This book is intended as a textbook for a first-year graduate course on algebraic topology, with a strong flavoring in smooth manifold theory. Starting with general topology, it discusses differentiable manifolds, cohomology, products and duality, the fundamental group, homology theory, and homotopy theory. It covers most of the topics all topologists will want students to see, including surfaces, Lie groups, and fibre bundle theory.

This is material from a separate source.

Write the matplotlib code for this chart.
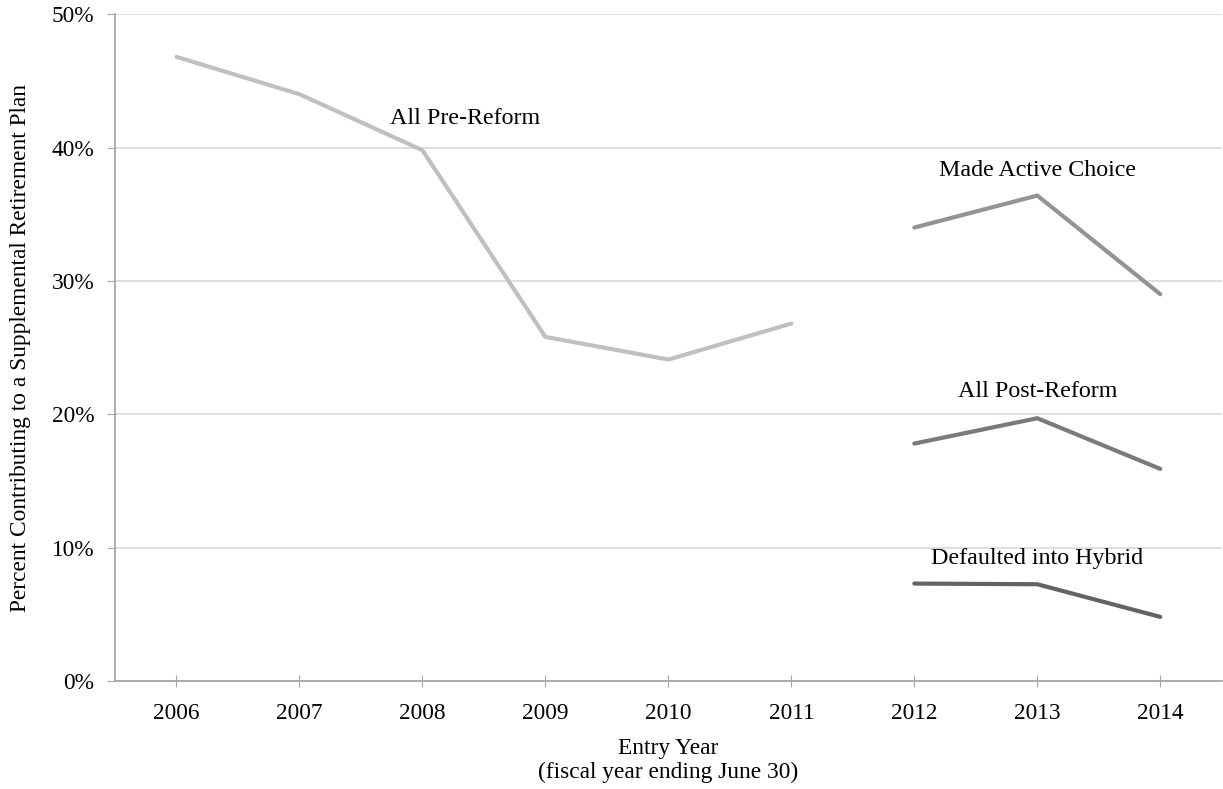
import numpy as np
import matplotlib.pyplot as plt
from matplotlib.ticker import PercentFormatter

plt.rcParams['font.family'] = ['Liberation Serif', 'DejaVu Serif']

years = ['2006', '2007', '2008', '2009', '2010', '2011', '2012', '2013', '2014']
pre_years = [0, 1, 2, 3, 4, 5]
post_years = [6, 7, 8]

all_pre_reform = [46.8, 44.0, 39.8, 25.8, 24.1, 26.8]
made_active_choice = [34.0, 36.4, 29.0]
all_post_reform = [17.8, 19.7, 15.9]
defaulted_into_hybrid = [7.3, 7.25, 4.8]

fig = plt.figure(figsize=(12.23, 7.89), dpi=100)
ax = fig.add_axes([0.094, 0.137, 0.905, 0.845])

lw = 3.0
ax.plot(pre_years, all_pre_reform, color='#c0c0c0', lw=lw, solid_capstyle='round', zorder=3)
ax.plot(post_years, made_active_choice, color='#939393', lw=lw, solid_capstyle='round', zorder=3)
ax.plot(post_years, all_post_reform, color='#7a7a7a', lw=lw, solid_capstyle='round', zorder=3)
ax.plot(post_years, defaulted_into_hybrid, color='#636363', lw=lw, solid_capstyle='round', zorder=3)

fs = 16.8
ax.text(2.35, 42.2, 'All Pre-Reform', fontsize=17.3, ha='center', va='center')
ax.text(7.0, 38.3, 'Made Active Choice', fontsize=17.3, ha='center', va='center')
ax.text(7.0, 21.7, 'All Post-Reform', fontsize=17.3, ha='center', va='center')
ax.text(7.0, 9.2, 'Defaulted into Hybrid', fontsize=17.3, ha='center', va='center')

ax.set_xlim(-0.5, 8.5)
ax.set_ylim(0, 50)
ax.set_xticks(range(len(years)))
ax.set_xticklabels(years, fontsize=fs)
ax.set_yticks(np.arange(0, 51, 10))
ax.yaxis.set_major_formatter(PercentFormatter(decimals=0))
ax.tick_params(axis='y', labelsize=fs, length=6, color='#a6a6a6', pad=9)
ax.tick_params(axis='x', labelsize=fs, length=8, direction='inout', color='#a6a6a6', pad=12)

ax.grid(axis='y', color='#d9d9d9', lw=1.2)
ax.set_axisbelow(True)
for s in ['top', 'right']:
    ax.spines[s].set_visible(False)
for s in ['left', 'bottom']:
    ax.spines[s].set_color('#a6a6a6')
    ax.spines[s].set_linewidth(1.3)

ax.set_xlabel('Entry Year\n(fiscal year ending June 30)', fontsize=fs, labelpad=10)
ax.set_ylabel('Percent Contributing to a Supplemental Retirement Plan', fontsize=fs)
ax.yaxis.set_label_coords(-0.076, 0.5)

fig.savefig('out.png', dpi=100)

With a thoroughly modern point of view, it is the first truly new textbook in topology since Spanier, almost 25 years ago. Although the book is comprehensive, there is no attempt made to present the material in excessive generality, except where generality improves the efficiency and clarity of the presentation. --back cover
There is no such thing as a good book on topology. If we accept this axiom, then Bredon does a decent job presenting the subject. The book begins with an introduction of general topology (open sets, continuous functions etc. up to topological groups) which is very good. The second part is on differential topology, and then the remainder of the book covers algebraic topology (homotopy and (co)homology), and the coverage is quite extensive. When someone writes a book of 500+ pages, it can be expected that at some points in the process they tire and it shows in the book; there is a certain inconsistency in the quality of the presentation and the level of detail. Unfortunately, sometimes very important concepts are submerged in these "lazy" chapters with sketchy explanations, and it is hard to follow the path once you stumble for the first time. The optional chapters indicated with a * are a hit and miss, often just long chunks of text with sketchy explanations that require additional literature to understand. To put it in perspective, comparable books (e.g. Hatcher's Algebraic Topology) do not do a better job here.